**Data segment:**

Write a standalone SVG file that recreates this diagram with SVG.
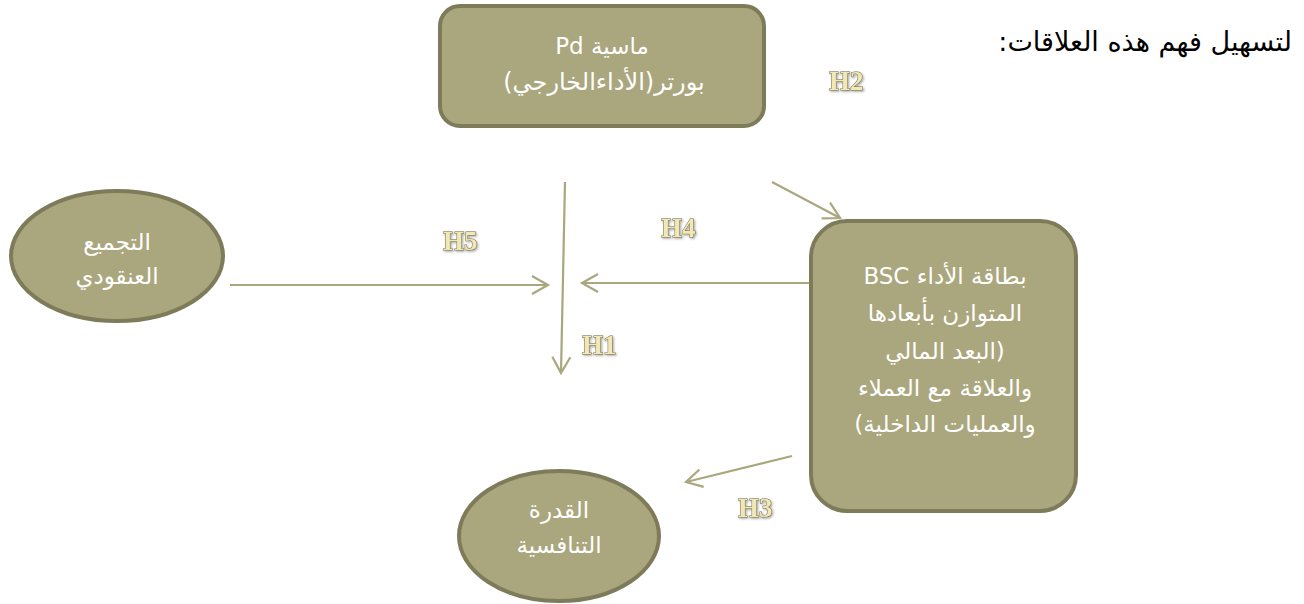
<svg xmlns="http://www.w3.org/2000/svg" width="1304" height="604" viewBox="0 0 1304 604">
  <defs>
    <style>
      .node { fill: #aaa67d; stroke: #7e7b5b; stroke-width: 4; }
      .lbl { font-family: "DejaVu Sans", "Noto Sans", sans-serif; font-size: 23px; fill: #ffffff; text-anchor: middle; direction: rtl; }
      .conn { stroke: #aaa67d; stroke-width: 2.2; fill: none; marker-end: url(#chev); }
      .hyp { font-family: "Liberation Serif", "DejaVu Serif", serif; font-size: 27px; font-weight: bold; fill: #f1e8b6; stroke: #6e6845; stroke-width: 1; paint-order: stroke; filter: url(#shadow); }
      .title { font-family: "DejaVu Sans", "Noto Sans", sans-serif; font-size: 27px; fill: #000000; direction: rtl; text-anchor: start; }
    </style>
    <marker id="chev" markerWidth="22" markerHeight="22" refX="19" refY="11" orient="auto" markerUnits="userSpaceOnUse">
      <path d="M3,2 L19,11 L3,20" fill="none" stroke="#aaa67d" stroke-width="2.2"/>
    </marker>
    <filter id="shadow" x="-20%" y="-20%" width="150%" height="150%">
      <feDropShadow dx="1.2" dy="1.2" stdDeviation="0.8" flood-color="#000" flood-opacity="0.35"/>
    </filter>
  </defs>

  <!-- heading -->
  <text class="title" x="1292" y="51">لتسهيل فهم هذه العلاقات:</text>

  <!-- connectors -->
  <g id="connectors">
    <line class="conn" x1="565" y1="182" x2="561" y2="373"/>
    <line class="conn" x1="230" y1="285" x2="548" y2="285"/>
    <line class="conn" x1="810" y1="283" x2="582" y2="283"/>
    <line class="conn" x1="772" y1="182" x2="840" y2="218"/>
    <line class="conn" x1="792" y1="456" x2="686" y2="482"/>
  </g>

  <!-- hypothesis labels -->
  <g id="labels">
    <text class="hyp" x="829" y="90">H2</text>
    <text class="hyp" x="443" y="250">H5</text>
    <text class="hyp" x="661" y="237">H4</text>
    <text class="hyp" x="582" y="354">H1</text>
    <text class="hyp" x="738" y="517">H3</text>
  </g>

  <g id="node-porter">
    <rect class="node" x="440" y="6" width="324" height="120" rx="20" ry="20"/>
    <text class="lbl" x="602" y="54">ماسية Pd</text>
    <text class="lbl" x="604" y="90" style="font-size:24px">بورتر(الأداءالخارجي)</text>
  </g>

  <g id="node-bsc">
    <rect class="node" x="811" y="221" width="265" height="290" rx="36" ry="36"/>
    <text class="lbl" x="945" y="284">بطاقة الأداء BSC</text>
    <text class="lbl" x="945" y="321">المتوازن بأبعادها</text>
    <text class="lbl" x="945" y="359">(البعد المالي</text>
    <text class="lbl" x="945" y="396">والعلاقة مع العملاء</text>
    <text class="lbl" x="945" y="432">والعمليات الداخلية)</text>
  </g>

  <g id="node-cluster">
    <ellipse class="node" cx="117" cy="256" rx="106" ry="65"/>
    <text class="lbl" x="117" y="250">التجميع</text>
    <text class="lbl" x="117" y="284">العنقودي</text>
  </g>

  <g id="node-competitive">
    <ellipse class="node" cx="559" cy="536" rx="100" ry="65"/>
    <text class="lbl" x="559" y="518">القدرة</text>
    <text class="lbl" x="559" y="553">التنافسية</text>
  </g>
</svg>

**Exercise goal:** Print the data above verbatim from the first line through the line holding "فهم هذه العلاقات:</text>", leaving every picture out.

**Exercise result:**
Write a standalone SVG file that recreates this diagram with SVG.
<svg xmlns="http://www.w3.org/2000/svg" width="1304" height="604" viewBox="0 0 1304 604">
  <defs>
    <style>
      .node { fill: #aaa67d; stroke: #7e7b5b; stroke-width: 4; }
      .lbl { font-family: "DejaVu Sans", "Noto Sans", sans-serif; font-size: 23px; fill: #ffffff; text-anchor: middle; direction: rtl; }
      .conn { stroke: #aaa67d; stroke-width: 2.2; fill: none; marker-end: url(#chev); }
      .hyp { font-family: "Liberation Serif", "DejaVu Serif", serif; font-size: 27px; font-weight: bold; fill: #f1e8b6; stroke: #6e6845; stroke-width: 1; paint-order: stroke; filter: url(#shadow); }
      .title { font-family: "DejaVu Sans", "Noto Sans", sans-serif; font-size: 27px; fill: #000000; direction: rtl; text-anchor: start; }
    </style>
    <marker id="chev" markerWidth="22" markerHeight="22" refX="19" refY="11" orient="auto" markerUnits="userSpaceOnUse">
      <path d="M3,2 L19,11 L3,20" fill="none" stroke="#aaa67d" stroke-width="2.2"/>
    </marker>
    <filter id="shadow" x="-20%" y="-20%" width="150%" height="150%">
      <feDropShadow dx="1.2" dy="1.2" stdDeviation="0.8" flood-color="#000" flood-opacity="0.35"/>
    </filter>
  </defs>

  <!-- heading -->
  <text class="title" x="1292" y="51">لتسهيل فهم هذه العلاقات:</text>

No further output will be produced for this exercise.